── Extracted entries

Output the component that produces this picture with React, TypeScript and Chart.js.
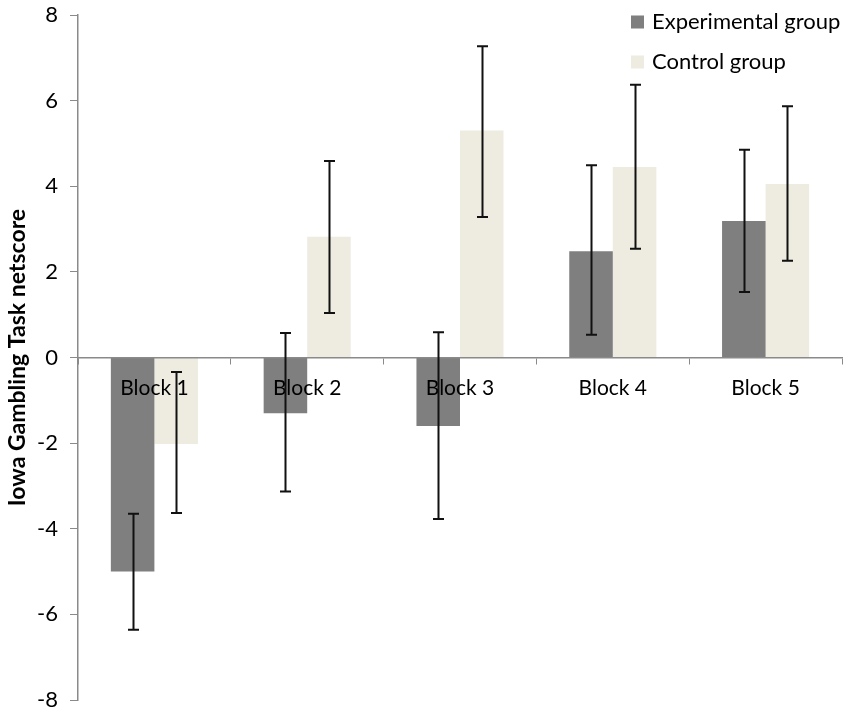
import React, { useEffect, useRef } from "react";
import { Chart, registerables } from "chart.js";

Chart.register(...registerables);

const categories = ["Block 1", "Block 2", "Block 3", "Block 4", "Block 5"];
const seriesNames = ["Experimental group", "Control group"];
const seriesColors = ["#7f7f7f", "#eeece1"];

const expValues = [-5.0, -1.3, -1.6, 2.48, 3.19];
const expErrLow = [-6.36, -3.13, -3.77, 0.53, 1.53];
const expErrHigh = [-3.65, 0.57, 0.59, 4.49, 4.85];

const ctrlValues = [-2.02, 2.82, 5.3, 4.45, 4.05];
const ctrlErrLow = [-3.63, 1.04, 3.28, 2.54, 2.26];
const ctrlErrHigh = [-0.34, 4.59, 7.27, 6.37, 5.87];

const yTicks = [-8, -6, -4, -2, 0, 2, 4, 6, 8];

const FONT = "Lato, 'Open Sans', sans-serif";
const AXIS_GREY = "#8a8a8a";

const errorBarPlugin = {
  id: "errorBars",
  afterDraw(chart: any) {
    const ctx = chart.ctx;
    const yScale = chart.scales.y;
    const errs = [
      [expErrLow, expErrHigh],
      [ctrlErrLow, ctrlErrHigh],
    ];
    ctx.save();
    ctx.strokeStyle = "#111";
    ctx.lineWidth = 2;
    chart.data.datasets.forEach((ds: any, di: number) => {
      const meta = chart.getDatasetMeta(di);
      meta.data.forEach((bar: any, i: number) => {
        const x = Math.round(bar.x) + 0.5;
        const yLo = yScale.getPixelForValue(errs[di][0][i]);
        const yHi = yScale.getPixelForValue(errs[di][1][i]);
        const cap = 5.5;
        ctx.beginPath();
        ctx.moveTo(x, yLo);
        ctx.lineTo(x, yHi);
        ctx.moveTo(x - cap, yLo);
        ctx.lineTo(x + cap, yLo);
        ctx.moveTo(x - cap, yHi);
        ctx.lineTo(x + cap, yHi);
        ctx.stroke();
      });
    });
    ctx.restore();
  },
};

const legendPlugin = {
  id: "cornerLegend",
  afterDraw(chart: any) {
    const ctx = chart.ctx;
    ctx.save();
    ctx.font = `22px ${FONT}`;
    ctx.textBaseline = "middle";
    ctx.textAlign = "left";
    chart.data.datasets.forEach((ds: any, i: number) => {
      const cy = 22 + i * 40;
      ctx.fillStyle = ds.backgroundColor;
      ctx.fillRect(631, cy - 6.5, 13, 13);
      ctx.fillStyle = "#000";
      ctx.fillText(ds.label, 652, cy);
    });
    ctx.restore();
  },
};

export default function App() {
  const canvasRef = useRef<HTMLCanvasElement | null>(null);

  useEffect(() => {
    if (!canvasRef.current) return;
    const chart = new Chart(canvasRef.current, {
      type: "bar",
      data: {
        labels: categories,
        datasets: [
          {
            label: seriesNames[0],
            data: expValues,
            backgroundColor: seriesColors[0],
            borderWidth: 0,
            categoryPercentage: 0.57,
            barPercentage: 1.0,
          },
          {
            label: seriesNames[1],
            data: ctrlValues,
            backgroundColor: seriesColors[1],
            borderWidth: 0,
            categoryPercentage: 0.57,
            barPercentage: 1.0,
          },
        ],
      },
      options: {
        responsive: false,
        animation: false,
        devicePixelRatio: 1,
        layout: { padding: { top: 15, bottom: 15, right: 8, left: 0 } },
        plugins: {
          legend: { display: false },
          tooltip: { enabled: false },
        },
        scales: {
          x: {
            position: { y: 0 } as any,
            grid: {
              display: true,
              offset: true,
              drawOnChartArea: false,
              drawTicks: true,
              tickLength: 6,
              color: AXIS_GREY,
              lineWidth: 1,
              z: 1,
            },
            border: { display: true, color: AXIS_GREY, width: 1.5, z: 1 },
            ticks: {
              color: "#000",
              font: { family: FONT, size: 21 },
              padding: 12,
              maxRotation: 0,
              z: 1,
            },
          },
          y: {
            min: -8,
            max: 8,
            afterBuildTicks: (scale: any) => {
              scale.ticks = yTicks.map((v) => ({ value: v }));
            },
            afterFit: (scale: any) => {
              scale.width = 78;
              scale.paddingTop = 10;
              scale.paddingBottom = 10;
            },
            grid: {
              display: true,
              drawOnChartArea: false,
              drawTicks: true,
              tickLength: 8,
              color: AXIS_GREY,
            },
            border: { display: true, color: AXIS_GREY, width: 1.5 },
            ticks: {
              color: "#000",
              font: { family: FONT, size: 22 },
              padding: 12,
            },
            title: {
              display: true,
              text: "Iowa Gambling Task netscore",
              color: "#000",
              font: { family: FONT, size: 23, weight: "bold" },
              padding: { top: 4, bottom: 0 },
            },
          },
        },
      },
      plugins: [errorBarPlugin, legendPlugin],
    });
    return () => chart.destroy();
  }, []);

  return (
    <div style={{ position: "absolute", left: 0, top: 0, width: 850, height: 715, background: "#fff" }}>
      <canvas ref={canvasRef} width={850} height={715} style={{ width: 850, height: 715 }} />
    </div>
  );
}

────
── Extracted entries

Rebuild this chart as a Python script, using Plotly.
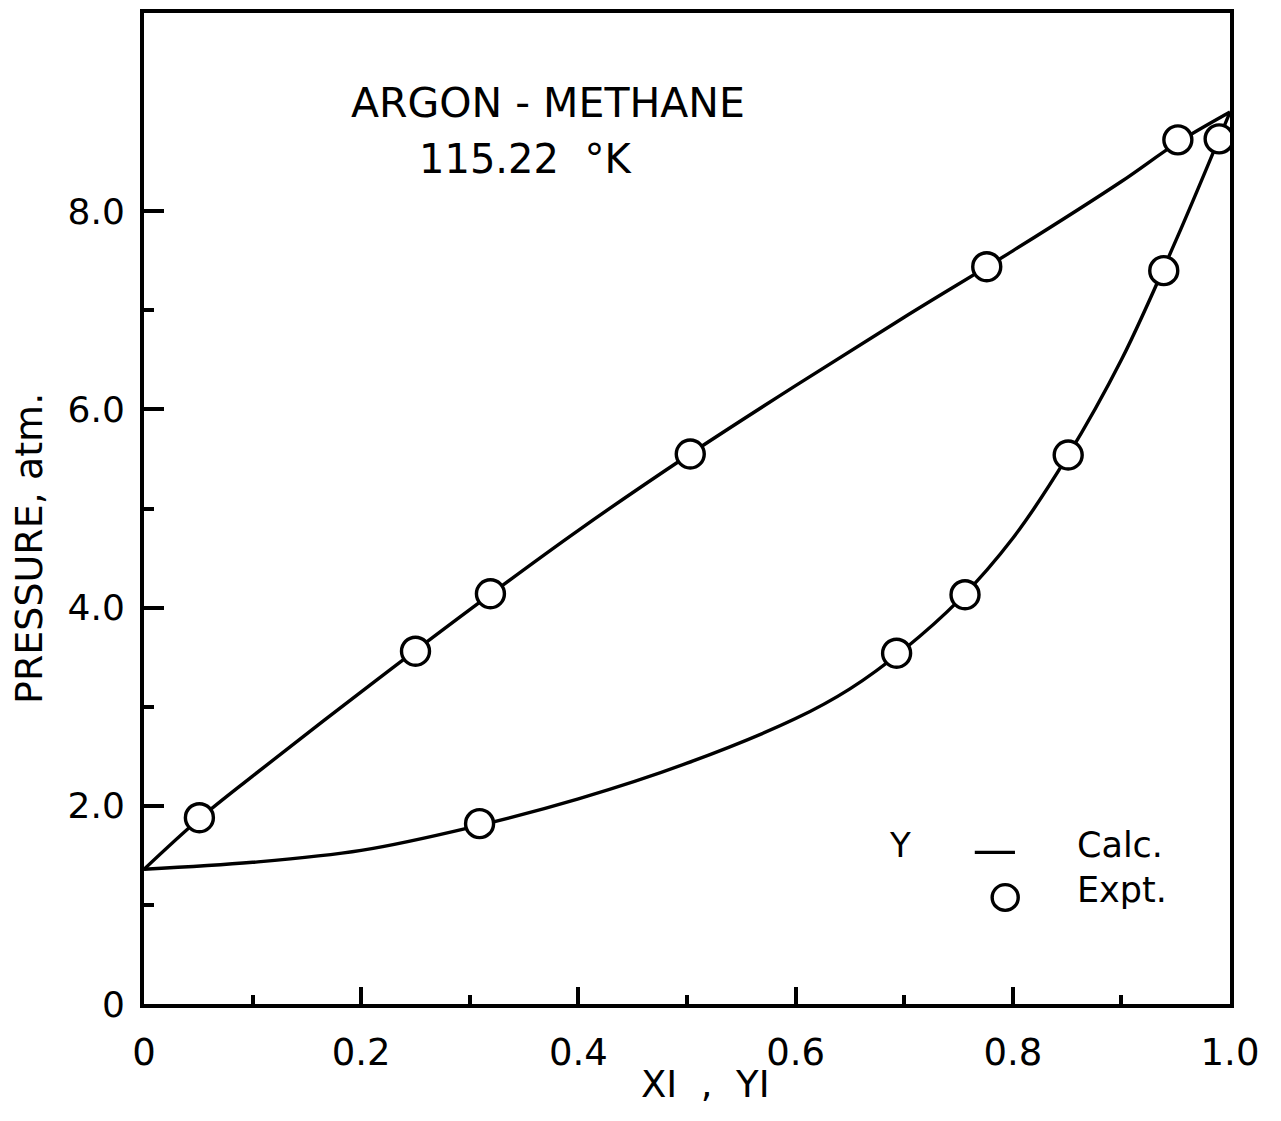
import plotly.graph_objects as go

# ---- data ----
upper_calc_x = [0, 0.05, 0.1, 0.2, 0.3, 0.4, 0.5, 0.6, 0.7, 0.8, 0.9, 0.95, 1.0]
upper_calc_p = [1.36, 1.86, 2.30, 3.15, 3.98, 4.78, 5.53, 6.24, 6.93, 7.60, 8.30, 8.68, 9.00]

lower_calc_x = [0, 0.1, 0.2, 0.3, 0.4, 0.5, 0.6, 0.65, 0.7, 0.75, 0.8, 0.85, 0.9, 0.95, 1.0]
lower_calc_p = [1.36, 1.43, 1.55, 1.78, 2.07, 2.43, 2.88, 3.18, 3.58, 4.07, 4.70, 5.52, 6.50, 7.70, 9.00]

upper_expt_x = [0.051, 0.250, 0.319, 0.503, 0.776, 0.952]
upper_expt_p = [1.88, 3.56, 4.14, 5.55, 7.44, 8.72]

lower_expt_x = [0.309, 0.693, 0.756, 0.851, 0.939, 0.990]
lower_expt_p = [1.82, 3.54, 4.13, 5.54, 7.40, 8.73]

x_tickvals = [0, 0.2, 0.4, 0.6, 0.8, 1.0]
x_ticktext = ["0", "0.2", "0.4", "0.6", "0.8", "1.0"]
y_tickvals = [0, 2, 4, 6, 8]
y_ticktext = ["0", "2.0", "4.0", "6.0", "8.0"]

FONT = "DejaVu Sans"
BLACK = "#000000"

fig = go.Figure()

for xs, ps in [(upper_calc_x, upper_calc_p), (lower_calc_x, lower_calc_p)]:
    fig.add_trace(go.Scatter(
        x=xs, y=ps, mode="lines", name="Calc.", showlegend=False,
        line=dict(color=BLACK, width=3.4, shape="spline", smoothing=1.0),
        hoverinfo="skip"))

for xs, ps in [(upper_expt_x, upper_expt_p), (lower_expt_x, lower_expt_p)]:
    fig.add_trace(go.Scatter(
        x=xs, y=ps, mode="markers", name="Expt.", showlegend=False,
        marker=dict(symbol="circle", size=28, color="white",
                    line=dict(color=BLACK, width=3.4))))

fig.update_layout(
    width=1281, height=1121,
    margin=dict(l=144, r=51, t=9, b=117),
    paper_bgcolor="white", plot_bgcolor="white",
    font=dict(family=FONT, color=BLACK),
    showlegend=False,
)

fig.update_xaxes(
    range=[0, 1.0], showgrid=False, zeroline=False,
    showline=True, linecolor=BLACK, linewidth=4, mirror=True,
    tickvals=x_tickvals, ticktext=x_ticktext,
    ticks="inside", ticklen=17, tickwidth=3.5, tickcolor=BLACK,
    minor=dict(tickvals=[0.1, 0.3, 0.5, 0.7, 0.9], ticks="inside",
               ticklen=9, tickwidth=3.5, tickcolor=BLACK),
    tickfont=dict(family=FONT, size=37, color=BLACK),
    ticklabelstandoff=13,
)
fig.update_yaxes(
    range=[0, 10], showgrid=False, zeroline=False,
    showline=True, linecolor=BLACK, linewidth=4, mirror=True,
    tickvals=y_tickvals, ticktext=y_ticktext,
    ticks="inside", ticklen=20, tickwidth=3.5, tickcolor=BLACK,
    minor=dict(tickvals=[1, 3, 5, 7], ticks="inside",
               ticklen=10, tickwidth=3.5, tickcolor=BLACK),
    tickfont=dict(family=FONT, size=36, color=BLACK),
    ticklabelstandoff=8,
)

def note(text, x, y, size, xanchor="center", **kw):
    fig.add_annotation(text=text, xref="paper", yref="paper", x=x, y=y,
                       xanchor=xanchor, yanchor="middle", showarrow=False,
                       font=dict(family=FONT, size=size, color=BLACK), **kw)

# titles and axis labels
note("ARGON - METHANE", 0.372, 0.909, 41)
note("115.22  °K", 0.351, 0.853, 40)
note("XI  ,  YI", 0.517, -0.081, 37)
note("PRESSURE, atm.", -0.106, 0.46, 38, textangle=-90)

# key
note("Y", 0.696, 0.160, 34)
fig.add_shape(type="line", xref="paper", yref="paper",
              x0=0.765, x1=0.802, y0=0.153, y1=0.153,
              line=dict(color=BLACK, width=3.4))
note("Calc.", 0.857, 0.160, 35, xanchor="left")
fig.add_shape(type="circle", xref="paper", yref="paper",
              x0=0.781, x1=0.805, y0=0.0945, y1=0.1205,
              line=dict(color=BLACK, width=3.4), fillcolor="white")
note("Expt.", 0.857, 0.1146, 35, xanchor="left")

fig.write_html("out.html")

────

Task statement
Make an exact copy of the lines from the one with "Rebuild this chart" through the one with "lower_expt_p = [1.82, 3.54, 4.13, 5.54, 7.40, 8.73]", both ends in, and nothing else. Drop every picture.

Solution to this exercise
Rebuild this chart as a Python script, using Plotly.
import plotly.graph_objects as go

# ---- data ----
upper_calc_x = [0, 0.05, 0.1, 0.2, 0.3, 0.4, 0.5, 0.6, 0.7, 0.8, 0.9, 0.95, 1.0]
upper_calc_p = [1.36, 1.86, 2.30, 3.15, 3.98, 4.78, 5.53, 6.24, 6.93, 7.60, 8.30, 8.68, 9.00]

lower_calc_x = [0, 0.1, 0.2, 0.3, 0.4, 0.5, 0.6, 0.65, 0.7, 0.75, 0.8, 0.85, 0.9, 0.95, 1.0]
lower_calc_p = [1.36, 1.43, 1.55, 1.78, 2.07, 2.43, 2.88, 3.18, 3.58, 4.07, 4.70, 5.52, 6.50, 7.70, 9.00]

upper_expt_x = [0.051, 0.250, 0.319, 0.503, 0.776, 0.952]
upper_expt_p = [1.88, 3.56, 4.14, 5.55, 7.44, 8.72]

lower_expt_x = [0.309, 0.693, 0.756, 0.851, 0.939, 0.990]
lower_expt_p = [1.82, 3.54, 4.13, 5.54, 7.40, 8.73]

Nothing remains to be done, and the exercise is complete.